## Exercise description
Pull out of the data below the stretch of lines bounded by the one containing "Recreate this image" and the one containing "Chart.register(...registerables);", both bounds included, unchanged.

Charts and diagrams as code
━━━━━━━━━━

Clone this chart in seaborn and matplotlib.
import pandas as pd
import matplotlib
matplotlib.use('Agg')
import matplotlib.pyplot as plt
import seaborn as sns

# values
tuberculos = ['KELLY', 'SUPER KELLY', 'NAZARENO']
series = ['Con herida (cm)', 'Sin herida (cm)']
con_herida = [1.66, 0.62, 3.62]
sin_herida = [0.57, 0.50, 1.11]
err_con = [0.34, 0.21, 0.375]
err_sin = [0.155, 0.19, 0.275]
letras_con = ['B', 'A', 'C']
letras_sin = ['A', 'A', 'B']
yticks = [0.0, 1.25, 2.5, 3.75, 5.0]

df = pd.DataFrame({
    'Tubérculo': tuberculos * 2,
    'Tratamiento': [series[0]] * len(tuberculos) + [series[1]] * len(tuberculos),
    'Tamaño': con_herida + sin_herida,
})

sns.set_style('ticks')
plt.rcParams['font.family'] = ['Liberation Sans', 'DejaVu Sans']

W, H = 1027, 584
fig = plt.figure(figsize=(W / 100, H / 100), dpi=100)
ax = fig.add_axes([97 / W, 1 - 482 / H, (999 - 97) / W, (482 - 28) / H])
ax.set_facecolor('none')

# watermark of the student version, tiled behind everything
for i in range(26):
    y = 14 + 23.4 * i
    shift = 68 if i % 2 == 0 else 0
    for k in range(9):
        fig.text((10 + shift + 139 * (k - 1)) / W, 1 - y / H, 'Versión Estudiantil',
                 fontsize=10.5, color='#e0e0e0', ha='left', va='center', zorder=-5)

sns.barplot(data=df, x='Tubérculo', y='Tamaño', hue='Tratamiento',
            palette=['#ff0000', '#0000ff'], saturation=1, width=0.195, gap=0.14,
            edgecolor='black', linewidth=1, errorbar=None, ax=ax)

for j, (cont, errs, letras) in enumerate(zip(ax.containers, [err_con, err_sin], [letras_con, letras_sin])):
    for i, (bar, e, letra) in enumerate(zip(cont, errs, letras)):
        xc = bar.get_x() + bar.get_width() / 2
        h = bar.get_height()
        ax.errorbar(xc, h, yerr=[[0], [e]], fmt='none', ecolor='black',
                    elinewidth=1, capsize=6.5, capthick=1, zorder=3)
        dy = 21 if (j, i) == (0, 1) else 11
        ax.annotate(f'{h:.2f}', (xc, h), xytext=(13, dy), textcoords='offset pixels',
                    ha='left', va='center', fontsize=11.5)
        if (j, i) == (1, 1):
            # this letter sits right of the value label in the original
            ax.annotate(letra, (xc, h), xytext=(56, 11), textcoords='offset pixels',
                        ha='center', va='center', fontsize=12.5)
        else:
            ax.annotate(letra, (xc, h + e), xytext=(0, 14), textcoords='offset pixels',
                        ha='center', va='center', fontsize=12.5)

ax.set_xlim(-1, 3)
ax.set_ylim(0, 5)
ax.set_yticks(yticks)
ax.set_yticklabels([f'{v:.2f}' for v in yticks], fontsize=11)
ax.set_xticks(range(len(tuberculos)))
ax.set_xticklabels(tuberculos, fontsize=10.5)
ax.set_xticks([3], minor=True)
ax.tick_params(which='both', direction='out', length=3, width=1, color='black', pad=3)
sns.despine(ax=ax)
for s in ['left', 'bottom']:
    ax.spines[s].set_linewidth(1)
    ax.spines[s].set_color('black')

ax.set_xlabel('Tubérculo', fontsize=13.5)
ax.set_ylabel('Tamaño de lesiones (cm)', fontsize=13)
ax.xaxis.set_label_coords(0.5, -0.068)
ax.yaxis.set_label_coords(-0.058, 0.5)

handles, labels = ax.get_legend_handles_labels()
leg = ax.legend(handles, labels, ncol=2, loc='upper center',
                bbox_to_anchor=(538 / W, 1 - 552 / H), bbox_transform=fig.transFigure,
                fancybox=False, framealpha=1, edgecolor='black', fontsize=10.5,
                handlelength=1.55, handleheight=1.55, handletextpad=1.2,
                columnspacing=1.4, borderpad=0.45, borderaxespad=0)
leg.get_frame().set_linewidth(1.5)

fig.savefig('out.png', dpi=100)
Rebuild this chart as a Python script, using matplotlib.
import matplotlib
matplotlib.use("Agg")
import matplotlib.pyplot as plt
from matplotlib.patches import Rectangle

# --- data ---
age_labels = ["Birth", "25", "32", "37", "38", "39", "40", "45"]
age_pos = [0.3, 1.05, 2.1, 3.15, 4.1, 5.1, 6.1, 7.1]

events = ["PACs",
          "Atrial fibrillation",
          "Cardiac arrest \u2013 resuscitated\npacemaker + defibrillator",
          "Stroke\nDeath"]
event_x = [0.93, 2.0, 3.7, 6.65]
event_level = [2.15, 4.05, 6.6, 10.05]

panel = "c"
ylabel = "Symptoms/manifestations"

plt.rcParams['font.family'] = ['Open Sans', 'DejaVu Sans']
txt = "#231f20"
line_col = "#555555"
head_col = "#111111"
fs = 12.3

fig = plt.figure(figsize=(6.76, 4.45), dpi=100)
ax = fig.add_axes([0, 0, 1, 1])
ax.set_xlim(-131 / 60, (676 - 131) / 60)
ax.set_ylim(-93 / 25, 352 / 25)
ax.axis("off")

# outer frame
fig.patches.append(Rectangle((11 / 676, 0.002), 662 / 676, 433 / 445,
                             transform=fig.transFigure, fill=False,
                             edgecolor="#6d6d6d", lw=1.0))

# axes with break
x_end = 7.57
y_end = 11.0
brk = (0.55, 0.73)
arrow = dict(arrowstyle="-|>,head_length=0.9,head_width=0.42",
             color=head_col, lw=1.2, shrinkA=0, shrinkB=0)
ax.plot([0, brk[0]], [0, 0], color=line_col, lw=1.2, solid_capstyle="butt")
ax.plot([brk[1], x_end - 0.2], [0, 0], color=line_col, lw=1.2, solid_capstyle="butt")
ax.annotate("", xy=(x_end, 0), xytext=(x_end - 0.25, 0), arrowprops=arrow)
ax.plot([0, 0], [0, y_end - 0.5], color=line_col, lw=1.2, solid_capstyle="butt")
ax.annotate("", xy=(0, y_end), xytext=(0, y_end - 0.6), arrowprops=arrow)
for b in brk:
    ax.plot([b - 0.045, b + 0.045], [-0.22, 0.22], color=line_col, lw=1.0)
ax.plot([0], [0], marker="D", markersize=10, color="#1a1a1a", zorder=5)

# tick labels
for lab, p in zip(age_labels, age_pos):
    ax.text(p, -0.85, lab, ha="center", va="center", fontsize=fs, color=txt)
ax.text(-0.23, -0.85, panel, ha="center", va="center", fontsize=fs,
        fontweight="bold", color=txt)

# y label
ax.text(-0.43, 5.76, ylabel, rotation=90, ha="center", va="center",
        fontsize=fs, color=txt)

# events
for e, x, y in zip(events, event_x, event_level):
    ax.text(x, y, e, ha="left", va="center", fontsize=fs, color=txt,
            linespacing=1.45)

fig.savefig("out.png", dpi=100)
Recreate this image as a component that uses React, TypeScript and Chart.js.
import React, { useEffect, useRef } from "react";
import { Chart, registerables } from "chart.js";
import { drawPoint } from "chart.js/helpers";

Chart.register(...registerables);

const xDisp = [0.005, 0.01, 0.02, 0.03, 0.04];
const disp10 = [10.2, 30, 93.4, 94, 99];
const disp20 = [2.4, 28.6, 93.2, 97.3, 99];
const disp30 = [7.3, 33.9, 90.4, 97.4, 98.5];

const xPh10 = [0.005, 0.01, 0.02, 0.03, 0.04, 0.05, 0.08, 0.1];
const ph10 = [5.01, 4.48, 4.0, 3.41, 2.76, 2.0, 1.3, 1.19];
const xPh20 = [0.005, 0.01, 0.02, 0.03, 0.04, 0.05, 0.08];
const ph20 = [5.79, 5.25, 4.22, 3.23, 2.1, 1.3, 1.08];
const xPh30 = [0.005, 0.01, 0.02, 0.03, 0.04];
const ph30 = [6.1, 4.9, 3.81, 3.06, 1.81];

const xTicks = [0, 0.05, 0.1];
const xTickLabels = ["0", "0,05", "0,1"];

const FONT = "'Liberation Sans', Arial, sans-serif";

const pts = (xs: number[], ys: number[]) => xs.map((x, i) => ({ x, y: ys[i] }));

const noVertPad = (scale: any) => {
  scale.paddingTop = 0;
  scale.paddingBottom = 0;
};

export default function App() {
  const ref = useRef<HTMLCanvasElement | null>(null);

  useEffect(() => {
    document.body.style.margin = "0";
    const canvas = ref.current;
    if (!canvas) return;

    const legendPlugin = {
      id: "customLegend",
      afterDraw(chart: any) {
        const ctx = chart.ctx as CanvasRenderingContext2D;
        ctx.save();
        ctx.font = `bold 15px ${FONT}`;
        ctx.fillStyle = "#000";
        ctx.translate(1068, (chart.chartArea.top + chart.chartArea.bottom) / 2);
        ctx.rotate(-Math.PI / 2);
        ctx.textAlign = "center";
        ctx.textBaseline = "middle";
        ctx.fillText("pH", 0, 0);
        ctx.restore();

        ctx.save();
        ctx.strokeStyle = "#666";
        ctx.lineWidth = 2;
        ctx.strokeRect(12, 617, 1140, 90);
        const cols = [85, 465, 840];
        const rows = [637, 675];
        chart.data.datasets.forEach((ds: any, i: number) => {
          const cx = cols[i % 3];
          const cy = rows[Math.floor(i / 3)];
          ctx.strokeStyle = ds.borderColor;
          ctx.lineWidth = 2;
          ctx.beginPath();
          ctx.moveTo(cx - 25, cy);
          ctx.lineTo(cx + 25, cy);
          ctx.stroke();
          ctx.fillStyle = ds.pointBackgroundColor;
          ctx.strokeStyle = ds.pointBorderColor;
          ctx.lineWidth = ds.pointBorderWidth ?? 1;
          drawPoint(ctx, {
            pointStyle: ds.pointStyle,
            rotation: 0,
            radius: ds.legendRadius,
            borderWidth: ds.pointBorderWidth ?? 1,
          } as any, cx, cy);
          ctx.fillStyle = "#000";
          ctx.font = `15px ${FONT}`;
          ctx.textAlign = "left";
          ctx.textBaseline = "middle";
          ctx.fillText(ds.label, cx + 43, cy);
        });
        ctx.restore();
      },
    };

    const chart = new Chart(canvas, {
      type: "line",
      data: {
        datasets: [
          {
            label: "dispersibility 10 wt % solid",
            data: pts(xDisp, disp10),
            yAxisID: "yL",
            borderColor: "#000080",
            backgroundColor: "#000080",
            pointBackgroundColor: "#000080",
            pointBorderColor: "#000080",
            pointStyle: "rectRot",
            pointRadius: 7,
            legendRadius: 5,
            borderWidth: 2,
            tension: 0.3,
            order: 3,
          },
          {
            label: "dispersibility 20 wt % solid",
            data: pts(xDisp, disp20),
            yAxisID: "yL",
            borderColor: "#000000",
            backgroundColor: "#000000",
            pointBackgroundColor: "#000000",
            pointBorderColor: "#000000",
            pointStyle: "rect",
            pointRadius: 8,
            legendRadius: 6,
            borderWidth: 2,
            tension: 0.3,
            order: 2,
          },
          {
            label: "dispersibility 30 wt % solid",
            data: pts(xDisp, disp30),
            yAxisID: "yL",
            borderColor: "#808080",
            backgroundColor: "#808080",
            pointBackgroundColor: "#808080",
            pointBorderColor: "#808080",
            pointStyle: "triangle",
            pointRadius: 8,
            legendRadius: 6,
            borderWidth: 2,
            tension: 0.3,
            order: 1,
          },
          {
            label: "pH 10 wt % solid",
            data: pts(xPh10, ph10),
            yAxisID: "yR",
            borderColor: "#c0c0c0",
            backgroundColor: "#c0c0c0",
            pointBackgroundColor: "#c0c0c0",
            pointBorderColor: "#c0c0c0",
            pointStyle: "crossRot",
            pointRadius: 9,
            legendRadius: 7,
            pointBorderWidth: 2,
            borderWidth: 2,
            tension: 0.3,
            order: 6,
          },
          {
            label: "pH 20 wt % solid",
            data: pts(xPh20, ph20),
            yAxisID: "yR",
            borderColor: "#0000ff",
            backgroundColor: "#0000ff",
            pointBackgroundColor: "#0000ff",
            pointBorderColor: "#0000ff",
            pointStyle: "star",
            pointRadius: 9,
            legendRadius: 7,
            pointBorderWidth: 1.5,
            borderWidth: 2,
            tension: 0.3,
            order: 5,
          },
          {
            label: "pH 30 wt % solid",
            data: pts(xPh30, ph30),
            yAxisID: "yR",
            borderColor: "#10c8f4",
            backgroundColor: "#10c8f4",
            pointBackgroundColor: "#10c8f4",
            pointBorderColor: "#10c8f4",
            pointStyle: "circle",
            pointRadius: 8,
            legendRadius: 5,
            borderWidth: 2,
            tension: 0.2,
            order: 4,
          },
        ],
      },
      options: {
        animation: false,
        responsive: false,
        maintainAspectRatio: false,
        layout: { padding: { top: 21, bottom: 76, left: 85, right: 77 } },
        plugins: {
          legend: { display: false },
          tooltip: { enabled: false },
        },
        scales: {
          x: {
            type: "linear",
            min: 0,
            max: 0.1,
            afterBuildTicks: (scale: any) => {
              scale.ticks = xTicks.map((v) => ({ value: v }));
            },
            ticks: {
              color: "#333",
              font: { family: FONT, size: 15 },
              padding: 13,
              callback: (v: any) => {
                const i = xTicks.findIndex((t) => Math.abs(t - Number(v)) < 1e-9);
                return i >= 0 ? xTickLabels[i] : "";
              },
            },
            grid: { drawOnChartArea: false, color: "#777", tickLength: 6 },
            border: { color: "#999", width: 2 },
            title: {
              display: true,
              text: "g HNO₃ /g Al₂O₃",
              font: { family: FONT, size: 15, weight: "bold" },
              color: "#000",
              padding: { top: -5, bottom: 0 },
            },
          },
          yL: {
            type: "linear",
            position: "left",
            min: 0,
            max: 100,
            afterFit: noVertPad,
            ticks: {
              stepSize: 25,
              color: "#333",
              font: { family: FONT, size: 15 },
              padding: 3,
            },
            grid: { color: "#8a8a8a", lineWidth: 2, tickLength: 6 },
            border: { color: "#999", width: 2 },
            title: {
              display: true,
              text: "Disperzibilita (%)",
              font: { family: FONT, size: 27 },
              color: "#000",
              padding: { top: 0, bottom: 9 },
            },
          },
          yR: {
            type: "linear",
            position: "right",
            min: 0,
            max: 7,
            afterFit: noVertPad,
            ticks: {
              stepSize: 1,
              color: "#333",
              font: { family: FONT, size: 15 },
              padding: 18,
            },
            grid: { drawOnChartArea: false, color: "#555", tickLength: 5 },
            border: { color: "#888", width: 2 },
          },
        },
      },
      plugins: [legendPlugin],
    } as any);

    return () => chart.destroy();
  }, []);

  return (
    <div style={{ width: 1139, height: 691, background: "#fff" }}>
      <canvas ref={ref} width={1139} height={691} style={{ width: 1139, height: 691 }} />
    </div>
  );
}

━━━━━━━━━━

## Final answer
Recreate this image as a component that uses React, TypeScript and Chart.js.
import React, { useEffect, useRef } from "react";
import { Chart, registerables } from "chart.js";
import { drawPoint } from "chart.js/helpers";

Chart.register(...registerables);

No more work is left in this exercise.